Some major US ballet companies who were forced to cancel their Nutcracker runs this year, including American Ballet Theatre and New York City Ballet, haven’t yet announced a digital offering in their place, but many other resilient companies have innovated ways to digitally stream the holiday dance classic safely, and for a potentially wider audience than ever. Here are some options to visit the land of the Sugarplums virtually this December:
These creatively produced Nutcracker ballets are an example of the resilience of the arts and the joy they bring to communities
Atlanta Ballet will stream a previously recorded version of its annual Nutcracker on-demand from Nov. 16-Dec. 27, with the link to watch available for 72 hours from purchase. They will also show the same recording drive-in style in the parking lot of the performing arts center they would have been performing at, complete with Nutcracker-themed concessions and a socially-distanced marketplace from Dec. 2-6.

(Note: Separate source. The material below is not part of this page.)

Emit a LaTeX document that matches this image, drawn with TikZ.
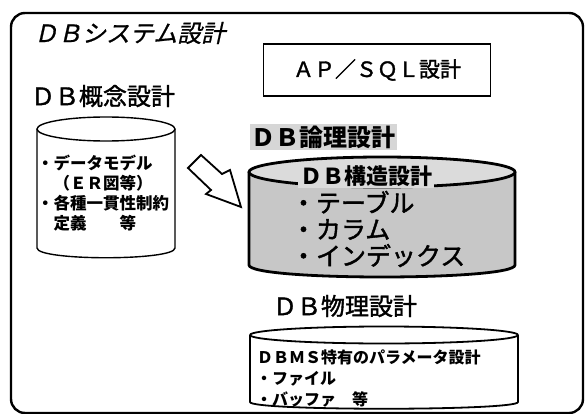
\documentclass[tikz,border=0pt]{standalone}
\usepackage{fontspec}
\newfontfamily\jp{Noto Sans CJK JP}
\newfontfamily\jpm[FakeBold=1.6]{Noto Sans CJK JP}
\newfontfamily\jpsl[FakeSlant=0.22,FakeBold=0.8]{Noto Sans CJK JP}
\begin{document}
\begin{tikzpicture}[x=1pt,y=-1pt,
  lbl/.style={inner sep=0pt, outer sep=0pt},
  fs/.style={font=\jpm\fontsize{#1}{#1}\selectfont},
  cyl/.style={draw=black, line join=round},
  bodyshade/.style={fill=black!22},
  topshade/.style={fill=black!14},
]
\useasboundingbox (0,0) rectangle (585,414);
% outer frame
\draw[line width=2.4pt, rounded corners=14pt] (11,13) rectangle (583,413);
% title
\node[lbl, anchor=west, font=\jpsl\fontsize{24}{24}\selectfont] (title) at (34,33) {ＤＢシステム設計};
% AP/SQL box
\node[draw, line width=1.8pt, minimum width=227pt, minimum height=52pt, fs=21] (ap) at (377,70) {ＡＰ／ＳＱＬ設計};
% DB conceptual
\node[lbl, anchor=west, fs=24] (gainen) at (31,96) {ＤＢ概念設計};
% left cylinder
\draw[cyl, line width=1.4pt] (37,129) -- (37,248) .. controls (37,261) and (175,261) .. (175,248) -- (175,129);
\draw[cyl, line width=1.4pt] (106,129) ellipse [x radius=69, y radius=12];
\node[lbl, anchor=west, align=left, font=\jp\bfseries\fontsize{16.5}{20}\selectfont] (lctext) at (37,193)
  {・データモデル\\　（ＥＲ図等）\\・各種一貫性制約\\　定義　　等};
% hollow arrow
\draw[line width=1.8pt, line join=miter, fill=white] (188,168) -- (211,190) -- (206,194) -- (241,207) -- (230,170) -- (222,174) -- (201,155) -- cycle;
% DB logical label
\node[fill=black!16, inner sep=1.5pt, font=\jp\bfseries\fontsize{24}{24}\selectfont] (ronri) at (323,137) {ＤＢ論理設計};
% middle cylinder
\draw[cyl, bodyshade, line width=2.8pt] (249,172) -- (249,265) .. controls (249,281) and (515,281) .. (515,265) -- (515,172) -- cycle;
\draw[cyl, topshade, line width=2.8pt] (382,172) ellipse [x radius=133, y radius=15];
\node[fill=black!14, inner sep=2pt, font=\jp\bfseries\fontsize{22}{22}\selectfont] (kozo) at (366,176) {ＤＢ構造設計};
\node[lbl, anchor=west, align=left, font=\jpm\fontsize{25}{26.5}\selectfont] (items) at (291,229)
  {・テーブル\\・カラム\\・インデックス};
% DB physical label
\node[lbl, fs=24] (butsuri) at (345,306) {ＤＢ物理設計};
% bottom cylinder
\draw[cyl, line width=1.8pt] (250,335) -- (250,402) .. controls (250,411) and (518,411) .. (518,402) -- (518,335);
\draw[cyl, line width=1.8pt] (384,335) ellipse [x radius=134, y radius=8.5];
\node[lbl, anchor=west, align=left, font=\jp\bfseries\fontsize{16}{21}\selectfont] (bctext) at (256,379)
  {\hspace{1pt}ＤＢＭＳ特有のパラメータ設計\\・ファイル\\・バッファ　等};
\end{tikzpicture}
\end{document}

Mark down a Saturday in December to watch Ballet Arizona’s Nutcracker, which will be available for 24 hours from purchase on Dec. 12 and Dec. 19. The link will also include bonus content including dancer interviews and behind the scenes moments. If you’re local to Phoenix, you can upgrade to a VIP experience for delivery of themed treats and activities.
The Texas ballet company is celebrating its 58th annual Nutcracker with an extensive online, interactive experience including on-demand videos of performances from the production, cast and crew interviews, rehearsal footage, and more. The multimedia experience will also offer ‘culinary tips and treats’, arts and crafts, and family activities. Dates and program information will be available soon.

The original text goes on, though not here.